Sheila Grabarsky
As a small child - third grade, to be exact - Grabarsky painted a watercolor sun into a sky and created a color! She was amazed at how simply she could create a new color that wasn't there before. Grabarsky remains awe-struck, still, at color creation.
Grabarsky's work is about introspection - spiritual, psychological, soul-searching. If only to look inside, look at her work. It would be good for the viewer to be still and accept his or her personal freedom of interpretation.
Grabarsky's process is one of "reduction;" painting til the canvas is full of movement and connections, she sees the world, then obliterating that world-chaos until the work becomes a complete and orderly compostion.
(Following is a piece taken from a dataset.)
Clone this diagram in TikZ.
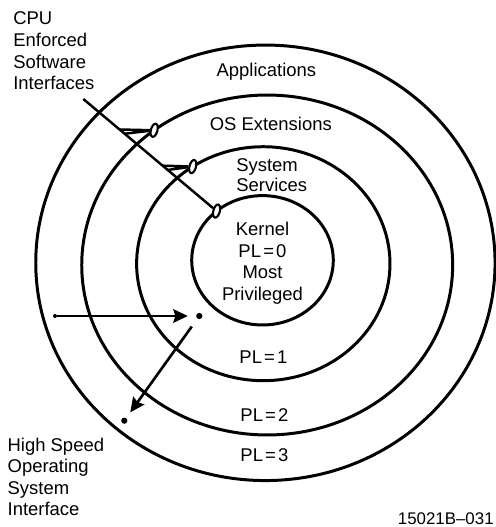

There is not pretense in her work. Channeling the "process" rather than focusing on "product" wrenches the visceral truth(s). Finishing touches and fine tuning soften the blow. For Grabarsky, there is much listening to authentic intuitiveness with abstraction (and, it always requires music). Lately, Grabarsky has been exploring a new technique of "drawing" with dried acrylic "skins" (residues) that are adhered to the canvas just because they are so beautiful she cannot bear to destroy them.
As in all art, Grabarsky's work reflects her personal domain, reflection and history. The titles of her series are diaristic - they are, for her, a personal look back at the time in which they were painted. The lightness and comfort are new to her works - previous works were usually forebodingly dark portraits based on German Expressionism. What remains pure in all her works is coloration and intensity.
Grabarsky sees abstraction everywhere - in nature, in architecture, in my mind's eye. Look at a window - study each individual pane and you just might see an infinite number of exciting compositions of line, color, dimension, perspective and form, as she do.